Dataset rows
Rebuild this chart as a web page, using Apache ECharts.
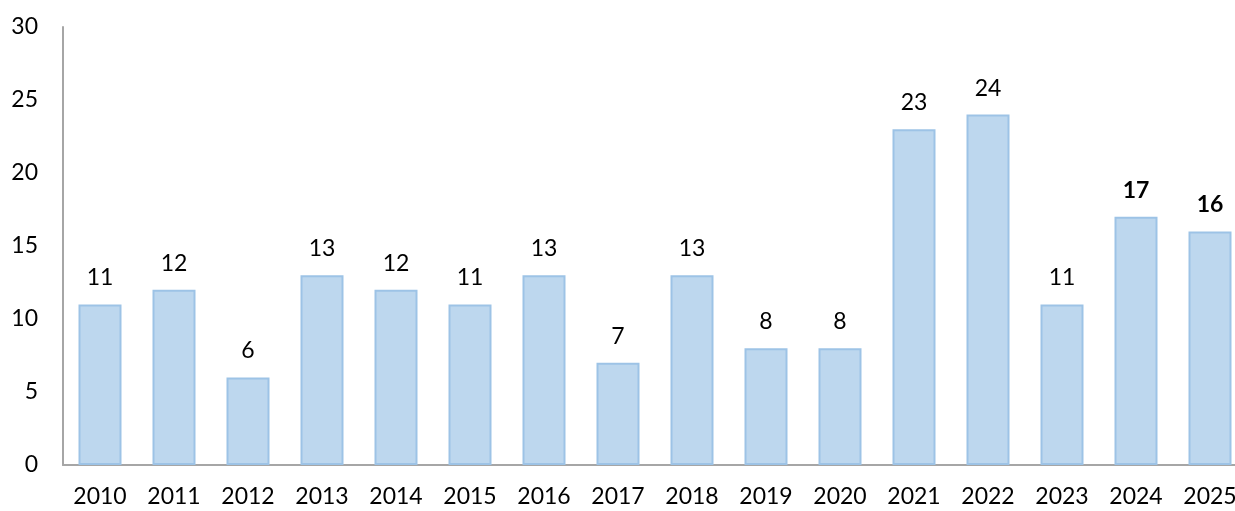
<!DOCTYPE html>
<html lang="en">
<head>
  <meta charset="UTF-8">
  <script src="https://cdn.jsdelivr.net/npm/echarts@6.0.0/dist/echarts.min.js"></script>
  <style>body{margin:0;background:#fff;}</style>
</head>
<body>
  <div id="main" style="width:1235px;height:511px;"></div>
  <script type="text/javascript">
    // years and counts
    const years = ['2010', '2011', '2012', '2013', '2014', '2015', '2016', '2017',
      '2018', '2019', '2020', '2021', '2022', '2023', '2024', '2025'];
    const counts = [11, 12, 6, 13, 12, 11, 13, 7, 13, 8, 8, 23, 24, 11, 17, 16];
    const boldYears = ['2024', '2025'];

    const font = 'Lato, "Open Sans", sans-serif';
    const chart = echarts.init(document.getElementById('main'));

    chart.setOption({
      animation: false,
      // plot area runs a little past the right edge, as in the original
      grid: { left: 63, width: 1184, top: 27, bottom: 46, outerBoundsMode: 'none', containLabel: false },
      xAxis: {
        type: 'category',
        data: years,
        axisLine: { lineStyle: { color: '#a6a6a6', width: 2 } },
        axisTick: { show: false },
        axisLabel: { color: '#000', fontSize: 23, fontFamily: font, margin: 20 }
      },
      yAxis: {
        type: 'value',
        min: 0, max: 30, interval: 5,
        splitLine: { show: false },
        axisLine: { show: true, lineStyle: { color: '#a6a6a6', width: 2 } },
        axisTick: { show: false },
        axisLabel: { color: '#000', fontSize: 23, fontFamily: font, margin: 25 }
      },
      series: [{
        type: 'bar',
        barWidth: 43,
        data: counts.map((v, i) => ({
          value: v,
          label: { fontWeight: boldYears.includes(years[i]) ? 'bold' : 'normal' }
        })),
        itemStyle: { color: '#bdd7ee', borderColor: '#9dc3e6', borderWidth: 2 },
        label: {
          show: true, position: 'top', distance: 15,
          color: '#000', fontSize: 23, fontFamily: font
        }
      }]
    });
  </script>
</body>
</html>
--
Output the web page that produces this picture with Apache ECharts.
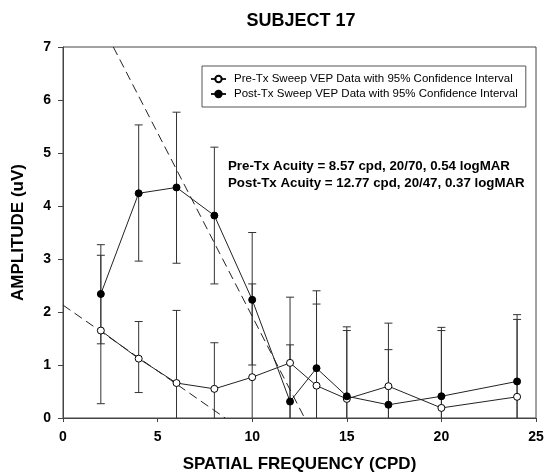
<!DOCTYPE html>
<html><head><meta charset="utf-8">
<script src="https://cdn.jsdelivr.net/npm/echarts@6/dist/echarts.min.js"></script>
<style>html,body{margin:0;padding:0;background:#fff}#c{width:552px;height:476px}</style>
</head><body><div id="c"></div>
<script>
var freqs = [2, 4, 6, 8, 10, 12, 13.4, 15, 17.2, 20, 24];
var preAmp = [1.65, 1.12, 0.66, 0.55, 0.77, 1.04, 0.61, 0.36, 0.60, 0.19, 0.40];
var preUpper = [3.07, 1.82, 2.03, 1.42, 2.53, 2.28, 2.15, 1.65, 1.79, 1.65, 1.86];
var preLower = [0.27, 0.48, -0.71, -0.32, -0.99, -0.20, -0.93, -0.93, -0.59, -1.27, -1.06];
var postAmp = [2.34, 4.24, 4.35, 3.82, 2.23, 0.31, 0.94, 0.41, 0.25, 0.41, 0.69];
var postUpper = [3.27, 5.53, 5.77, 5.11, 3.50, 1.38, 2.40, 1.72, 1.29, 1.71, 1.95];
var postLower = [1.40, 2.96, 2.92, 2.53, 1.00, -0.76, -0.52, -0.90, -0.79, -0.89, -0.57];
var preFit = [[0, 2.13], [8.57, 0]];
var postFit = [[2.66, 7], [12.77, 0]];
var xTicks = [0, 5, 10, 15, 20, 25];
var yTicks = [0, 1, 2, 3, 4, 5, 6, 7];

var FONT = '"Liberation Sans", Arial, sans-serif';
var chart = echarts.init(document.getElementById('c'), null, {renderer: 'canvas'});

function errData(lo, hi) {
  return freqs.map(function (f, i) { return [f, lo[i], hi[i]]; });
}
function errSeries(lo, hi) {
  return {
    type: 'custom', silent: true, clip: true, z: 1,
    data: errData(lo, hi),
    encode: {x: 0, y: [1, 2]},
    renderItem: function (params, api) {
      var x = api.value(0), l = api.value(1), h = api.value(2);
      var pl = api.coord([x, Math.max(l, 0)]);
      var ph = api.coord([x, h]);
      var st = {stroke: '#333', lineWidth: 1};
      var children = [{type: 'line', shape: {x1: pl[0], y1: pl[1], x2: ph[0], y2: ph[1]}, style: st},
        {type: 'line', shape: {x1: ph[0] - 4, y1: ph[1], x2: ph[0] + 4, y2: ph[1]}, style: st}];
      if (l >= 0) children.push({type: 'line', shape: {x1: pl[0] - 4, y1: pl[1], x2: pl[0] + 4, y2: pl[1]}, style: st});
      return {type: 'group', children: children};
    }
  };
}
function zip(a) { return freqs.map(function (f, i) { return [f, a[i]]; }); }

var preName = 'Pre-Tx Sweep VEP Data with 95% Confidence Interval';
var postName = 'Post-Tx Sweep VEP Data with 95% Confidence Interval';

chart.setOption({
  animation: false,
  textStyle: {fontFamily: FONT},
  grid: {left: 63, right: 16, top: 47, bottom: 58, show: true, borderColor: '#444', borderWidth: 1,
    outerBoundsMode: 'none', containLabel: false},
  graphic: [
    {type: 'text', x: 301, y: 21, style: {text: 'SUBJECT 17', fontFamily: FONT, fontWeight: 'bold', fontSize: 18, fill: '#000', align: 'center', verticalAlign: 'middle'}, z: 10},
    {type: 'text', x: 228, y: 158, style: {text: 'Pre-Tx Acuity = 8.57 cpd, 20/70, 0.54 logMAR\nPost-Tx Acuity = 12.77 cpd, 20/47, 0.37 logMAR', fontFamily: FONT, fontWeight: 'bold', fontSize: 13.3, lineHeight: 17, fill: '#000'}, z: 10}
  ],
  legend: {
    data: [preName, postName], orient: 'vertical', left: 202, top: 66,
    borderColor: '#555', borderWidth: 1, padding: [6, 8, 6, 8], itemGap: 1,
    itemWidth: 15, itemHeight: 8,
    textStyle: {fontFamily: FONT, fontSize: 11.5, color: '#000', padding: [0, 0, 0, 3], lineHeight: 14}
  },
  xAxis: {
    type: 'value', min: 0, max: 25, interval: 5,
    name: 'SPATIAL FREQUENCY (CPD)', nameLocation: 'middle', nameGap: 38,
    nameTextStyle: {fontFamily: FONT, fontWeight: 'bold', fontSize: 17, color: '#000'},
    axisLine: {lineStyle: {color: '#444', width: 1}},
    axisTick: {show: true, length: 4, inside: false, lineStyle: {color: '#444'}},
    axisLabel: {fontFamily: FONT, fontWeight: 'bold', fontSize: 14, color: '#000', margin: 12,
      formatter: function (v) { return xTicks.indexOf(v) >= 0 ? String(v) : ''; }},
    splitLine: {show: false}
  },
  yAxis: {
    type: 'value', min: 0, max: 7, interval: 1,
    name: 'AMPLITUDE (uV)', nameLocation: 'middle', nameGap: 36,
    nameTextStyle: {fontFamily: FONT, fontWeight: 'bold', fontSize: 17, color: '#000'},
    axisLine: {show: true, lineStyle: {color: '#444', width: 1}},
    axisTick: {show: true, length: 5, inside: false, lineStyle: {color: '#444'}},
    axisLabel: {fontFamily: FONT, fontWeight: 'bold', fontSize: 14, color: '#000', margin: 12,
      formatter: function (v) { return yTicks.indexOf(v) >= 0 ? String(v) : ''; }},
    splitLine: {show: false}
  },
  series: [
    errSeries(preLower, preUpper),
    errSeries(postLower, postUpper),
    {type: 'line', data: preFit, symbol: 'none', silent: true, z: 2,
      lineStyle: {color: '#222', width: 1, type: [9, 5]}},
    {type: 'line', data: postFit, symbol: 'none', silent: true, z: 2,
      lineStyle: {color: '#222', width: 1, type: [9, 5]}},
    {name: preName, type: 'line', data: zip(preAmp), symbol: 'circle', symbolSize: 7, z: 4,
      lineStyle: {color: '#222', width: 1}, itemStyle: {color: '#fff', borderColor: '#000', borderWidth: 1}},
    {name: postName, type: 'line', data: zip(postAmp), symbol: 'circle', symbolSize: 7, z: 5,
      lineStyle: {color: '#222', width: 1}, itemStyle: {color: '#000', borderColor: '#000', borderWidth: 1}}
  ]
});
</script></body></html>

● **Task brief**
Repeat the lines between those holding "Rebuild this chart" and "const chart = echarts.init(document.getElementById('main'));", inclusive. Pictures stay out.

● **Result for this task**
Rebuild this chart as a web page, using Apache ECharts.
<!DOCTYPE html>
<html lang="en">
<head>
  <meta charset="UTF-8">
  <script src="https://cdn.jsdelivr.net/npm/echarts@6.0.0/dist/echarts.min.js"></script>
  <style>body{margin:0;background:#fff;}</style>
</head>
<body>
  <div id="main" style="width:1235px;height:511px;"></div>
  <script type="text/javascript">
    // years and counts
    const years = ['2010', '2011', '2012', '2013', '2014', '2015', '2016', '2017',
      '2018', '2019', '2020', '2021', '2022', '2023', '2024', '2025'];
    const counts = [11, 12, 6, 13, 12, 11, 13, 7, 13, 8, 8, 23, 24, 11, 17, 16];
    const boldYears = ['2024', '2025'];

    const font = 'Lato, "Open Sans", sans-serif';
    const chart = echarts.init(document.getElementById('main'));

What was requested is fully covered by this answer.